The problem is we don’t have an intermediate form of credit for data generators that is weighted more heavily than a citation. In the short term, this lack of a proper system of credit will likely lead data generators to make the following (completely sensible) decision to hold their data close and then publish multiple papers at once - like ENCODE did. This will drive everyone crazy and slow down science - but it is the appropriate career choice for data generators until our system of credit has caught up.
Data analysts
I think that data analysts who are pushing for reproducibility are genuine in their desire for reproducibility. I also think that the debate is over. I think we can contribute to the success of the reproducibility transition by figuring out ways to give stronger and more appropriate credit to data generators. I don’t think authorship is the right approach. But I do think that it is the right approach to loudly and vocally give credit to people who generated the data you used in your purely data analytic paper. That includes making sure the people that are responsible for their promotion and grants know just how incredibly critical it is that they keep generating data so you can keep doing your analysis.
Finally, I think that we should be more sympathetic to the career concerns of folks who generate data. I have written methods and made the code available. I have then seen people write very similar papers using my methods and code - then getting credit/citations for producing a very similar method to my own.
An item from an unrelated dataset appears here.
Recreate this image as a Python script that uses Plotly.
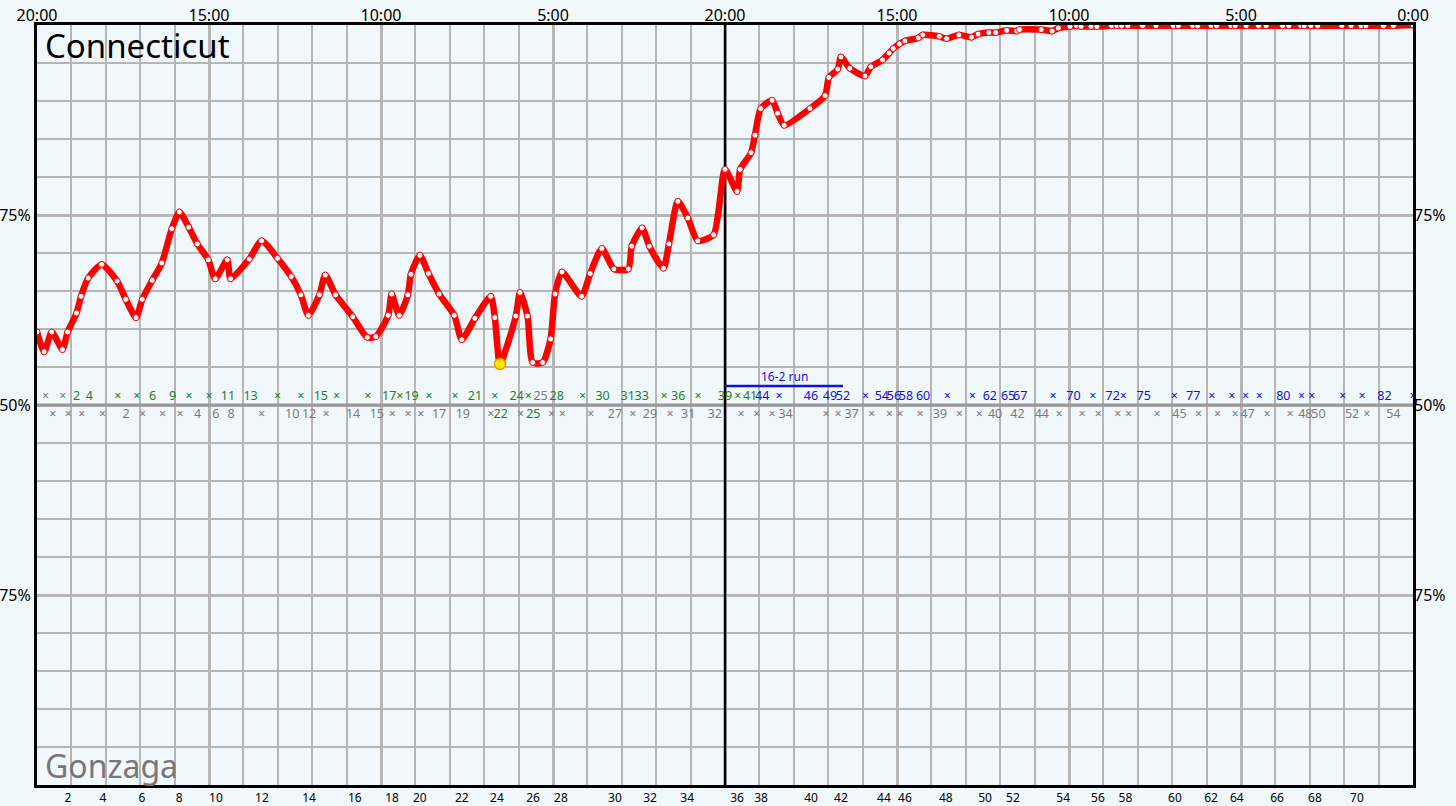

Being](http://simplystatistics.org/2011/12/03/reverse-scooping/) like this is incredibly frustrating. If you’ve ever had that experience imagine what it would feel like to spend a whole year creating a data set and then only getting one publication.
I also think that the primary use of reproducibility so far has been as a weapon. It has been used (correctly) to point out critical flaws in research. It has also been used as a way to embarrass authors who don’t (and even some who do) have training in data analysis. The transition to fully reproducible science can either be a painful fight or a smoother transition. One thing that would go a long way would be to think of code review/reproducibility not like peer review, but more like pull requests and issues on Github. The goal isn’t to show how the other person did it wrong, the goal is to help them do it right.